In his third appearance before the inquiry, Mr Waldegrave admitted there had been a breakdown in the Whitehall system of passing vital intelligence about the destination and purpose of British machine tool exports to Iraq.
He said he would have halted exports of machine tools by Matrix Churchill if he had been told they were being used to make missiles.
After hearing there had been successive intelligence warnings about the involvement of British firms in the Iraqi military build-up in 1989, Mr Waldegrave conceded he should have been made aware of the information. 'I think that we should have seen more of this stuff.
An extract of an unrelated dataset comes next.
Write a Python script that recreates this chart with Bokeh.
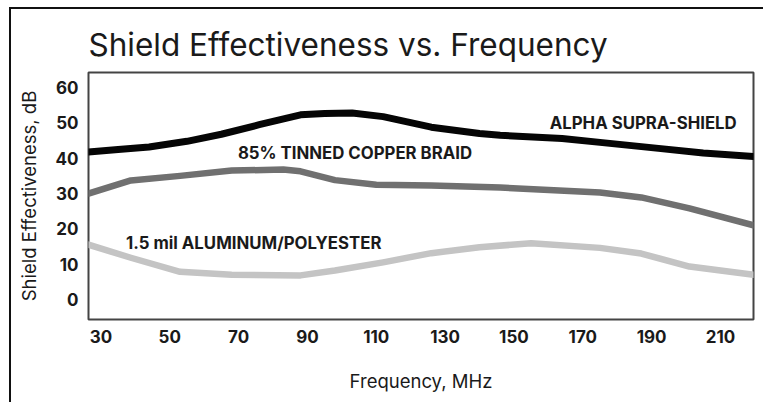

I think there are questions that arise out of this about the distribution and use of intelligence material.'
An application by Matrix Churchill for four export licences for machine tools worth pounds 12m was opposed initially by the Foreign Office, which eventually succumbed in the face of pressure from the Defence and Trade departments and permitted the export to go ahead.
Mr Waldegrave said he approved the applications because he had been advised that the tools were to be used to rebuild Iraq's shattered industrial base after the ceasefire with Iran.
Despite evidence that earlier Matrix Churchill exports breached government guidelines limiting the export of defence-related equipment, he believed on the 'balance of probability' the new applications were not for military use.
Information from military intelligence and GCHQ, the signals intelligence organisation, that the exports were destined for more sinister purposes was not passed to him, he said.
GCHQ warned in November 1989 that Matrix Churchill lathes and other machines were destined for a factory in Iraq making shell and bomb fuses which had been built by a Chilean company, Cardoen Industries.
Despite the intelligence warnings, senior ministers did agree to permit the export of machine tools in July 1990 after an attempt by Lord Ridley of Liddesdale, the former Secretary of State for Trade and Industry who died in March, to abolish government guidelines. Only Iraq's invasion of Kuwait prevented Matrix Churchill supplying further machine tools. 'One week later and they could have gone,' he said.